While the location may have been ideal, a detailed account of the purchase culled from county files and interviews indicates that the land was burdened with other problems.

From a developer's standpoint, they are "difficult parcels," said Robert F. Scher, the Baltimore real estate lawyer who was hired to sell one of them. "They've been working on selling them for a while."

Neighbors said signs from Winer's real estate firm had been posted on the property for at least two years.

Roughly a third of the property cannot be developed because it is protected wetlands. Also, some of the acreage has been used for dumping, and an environmental study showed a nearby landfill may have contaminated the ground water under the land.

Ownership problems

A bigger problem was that the owner of 14 acres of the tract, the late A. Danny Bisogne, did not hold title to the entire property, and county officials can't find all the other owners.

Bisogne, an Odenton fixture who died in 1994, bought more than 30 separate lots over time. Early developers subdivided the overall parcel with plans to build a small residential community there. Acquiring land that was set aside for internal roads, which crisscross the parcel, has proved the most vexing problem for county officials because no one knew who owned it.

In an Oct. 22, 1998 letter to a Bisogne attorney, county Public Works Agent Thomas Burke, working on the purchase, wrote: "Without these roads, the property is worthless to accommodate our needs."

On Oct. 27, Burke's boss, Richard Hall, brought the problem to the attention of top county officials, including Gary's chief administrative officer and his public works director. Hall advised them that it could take six to nine months to figure out who else might have a stake in the land, and he suggested they reduce their offer from $675,000 to $610,000.

Rush to close deal

Instead, the county hurried to close the deal.
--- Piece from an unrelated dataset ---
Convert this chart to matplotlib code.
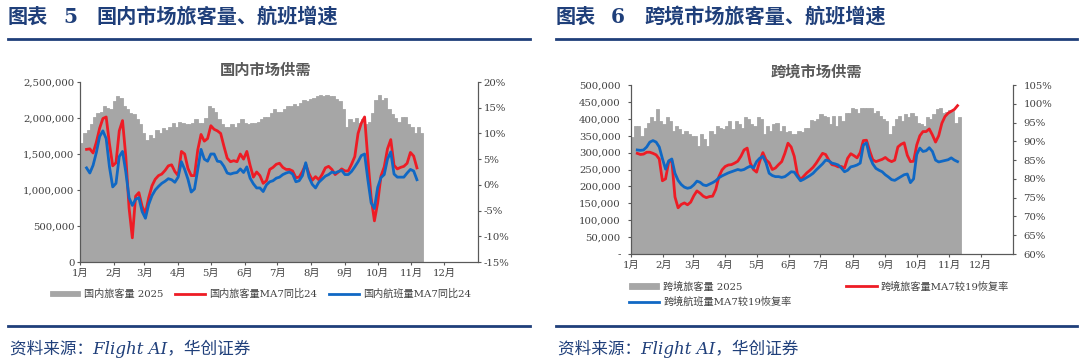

Banking that they could acquire the scattered portions of land through condemnation proceedings, the officials agreed to the purchase. Gary signed the agreement in mid-November, and the purchase was recorded in state records Dec. 3, the day before he packed up his office.
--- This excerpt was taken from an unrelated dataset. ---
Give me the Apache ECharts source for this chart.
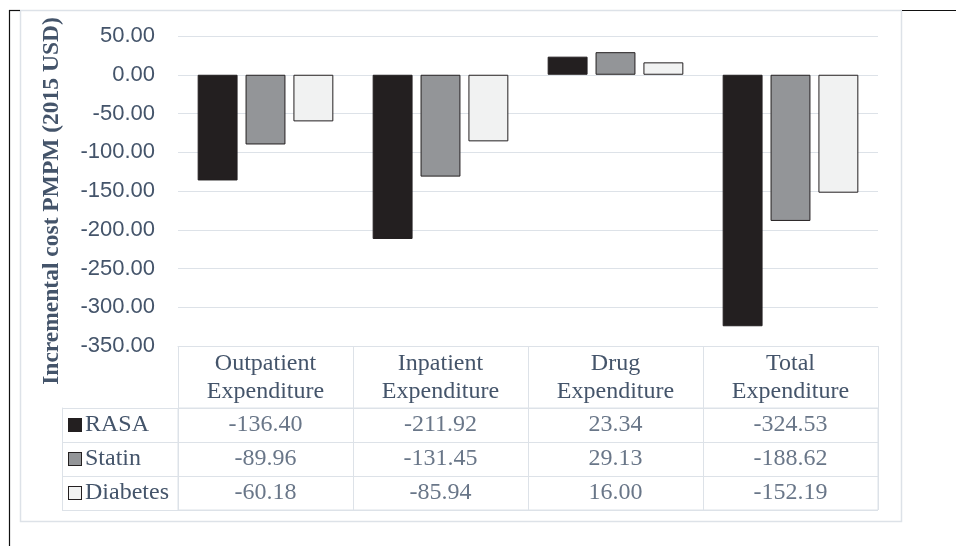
<!DOCTYPE html>
<html>
<head>
<meta charset="utf-8">
<script src="https://cdn.jsdelivr.net/npm/echarts@6/dist/echarts.min.js"></script>
<style>html,body{margin:0;padding:0;background:#fff;}#c{width:956px;height:546px;}</style>
</head>
<body>
<div id="c"></div>
<script>
const categories = ['Outpatient\nExpenditure', 'Inpatient\nExpenditure', 'Drug\nExpenditure', 'Total\nExpenditure'];
const seriesNames = ['RASA', 'Statin', 'Diabetes'];
const rasa = [-136.40, -211.92, 23.34, -324.53];
const statin = [-89.96, -131.45, 29.13, -188.62];
const diabetes = [-60.18, -85.94, 16.00, -152.19];
const yTicks = { min: -350, max: 50, interval: 50 };
const yTitle = 'Incremental cost PMPM (2015 USD)';

const colors = ['#231f20', '#939598', '#f1f2f2'];
const textColor = '#44546a';
const lineColor = '#dde2e8';
const values = [rasa, statin, diabetes];

const chart = echarts.init(document.getElementById('c'));

const cellData = [];
values.forEach((arr, r) => {
  arr.forEach((v, c) => {
    cellData.push({ value: [c, r], txt: v.toFixed(2) });
  });
});

const rich = {};
seriesNames.forEach((n, i) => {
  rich['s' + i] = { width: 12, height: 12, backgroundColor: colors[i], borderColor: '#231f20', borderWidth: 1 };
});
rich.t = { fontFamily: 'Liberation Serif', fontSize: 24, color: textColor, padding: [0, 0, 0, 4] };

const option = {
  animation: false,
  backgroundColor: '#fff',
  grid: [
    { left: 178, right: 78, top: 36, bottom: 200 },
    { left: 178, right: 78, top: 408, bottom: 36, show: true, borderColor: lineColor, borderWidth: 1 }
  ],
  xAxis: [
    {
      type: 'category', gridIndex: 0, data: categories,
      axisLine: { show: true, onZero: false, lineStyle: { color: lineColor, width: 1 } },
      axisTick: { show: false }, axisLabel: { show: false }
    },
    {
      type: 'category', gridIndex: 1, data: categories, position: 'top',
      axisLine: { show: true, lineStyle: { color: lineColor, width: 1 } },
      axisTick: { show: true, length: 62, interval: 0, lineStyle: { color: lineColor, width: 1 } },
      splitLine: { show: true, interval: 0, lineStyle: { color: lineColor, width: 1 } },
      axisLabel: { show: true, interval: 0, margin: 2, fontFamily: 'Liberation Serif', fontSize: 24, lineHeight: 28, color: textColor, align: 'center' }
    }
  ],
  yAxis: [
    {
      type: 'value', gridIndex: 0, min: yTicks.min, max: yTicks.max, interval: yTicks.interval,
      axisLine: { show: false }, axisTick: { show: false },
      splitLine: { show: true, lineStyle: { color: lineColor, width: 1 } },
      axisLabel: { margin: 23, fontFamily: 'Liberation Sans', fontSize: 22, color: textColor, formatter: v => v.toFixed(2) }
    },
    {
      type: 'category', gridIndex: 1, data: seriesNames, inverse: true,
      axisLine: { show: true, lineStyle: { color: lineColor, width: 1 } },
      axisTick: { show: true, length: 116, interval: 0, lineStyle: { color: lineColor, width: 1 } },
      splitLine: { show: true, interval: 0, lineStyle: { color: lineColor, width: 1 } },
      axisLabel: {
        show: true, interval: 0, margin: 109, align: 'left',
        formatter: (v, i) => '{s' + i + '|}{t|' + v + '}', rich: rich
      }
    },
    {
      type: 'category', gridIndex: 1, data: seriesNames, inverse: true, position: 'left', offset: 116,
      axisLine: { show: true, lineStyle: { color: lineColor, width: 1 } },
      axisTick: { show: false }, axisLabel: { show: false }, splitLine: { show: false }
    }
  ],
  series: values.map((arr, i) => ({
    name: seriesNames[i], type: 'bar', xAxisIndex: 0, yAxisIndex: 0, data: arr,
    barWidth: '22.8%', barGap: '20%',
    itemStyle: { color: colors[i], borderColor: '#231f20', borderWidth: 1 }
  })).concat([{
    type: 'scatter', xAxisIndex: 1, yAxisIndex: 1, data: cellData,
    symbolSize: 1, itemStyle: { color: 'rgba(0,0,0,0)' }, silent: true,
    label: {
      show: true, position: 'inside', fontFamily: 'Liberation Serif', fontSize: 24, color: textColor,
      formatter: p => p.data.txt
    }
  }]),
  graphic: [
    { type: 'rect', shape: { x: 20.5, y: 10.5, width: 881, height: 511 }, style: { fill: 'none', stroke: lineColor, lineWidth: 1.5 }, silent: true },
    { type: 'line', shape: { x1: 9.5, y1: 10, x2: 9.5, y2: 546 }, style: { stroke: '#111', lineWidth: 1.2 } },
    { type: 'line', shape: { x1: 9, y1: 10.5, x2: 20, y2: 10.5 }, style: { stroke: '#111', lineWidth: 1.2 } },
    { type: 'line', shape: { x1: 902, y1: 10.5, x2: 956, y2: 10.5 }, style: { stroke: '#111', lineWidth: 1.2 } },
    {
      type: 'text', x: 52, y: 201, rotation: Math.PI / 2,
      style: { text: yTitle, font: 'bold 23.5px "Liberation Serif"', fill: textColor, textAlign: 'center', textVerticalAlign: 'middle' }
    }
  ]
};
chart.setOption(option);
</script>
</body>
</html>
At the same time, Gary's staff was hammering out what it believed was a bargain purchase of the neighboring 12 acres, owned by National Capital Properties, a Kentucky-based branch of National City Bank. While that land was appraised at $810,000, the firm accepted the county's offer of $675,000.

Nagging issues remain

Still, the nagging problems Burke and Hall first raised remain. Robert M. Pollock, the senior assistant county attorney, said they have not been able to find the woman they believe holds title to the ribbons of dirt road that cut across the parcel.

Gary is troubled not by the niggling details of land titles, but by the evaporation of his vision for a regional library and college campus.

"These are the community's ideas, these are the peoples' ideas," he said, as he stood on the front lawn of his Severna Park home. "I didn't go out and buy this land for myself, it belongs to the people of this county."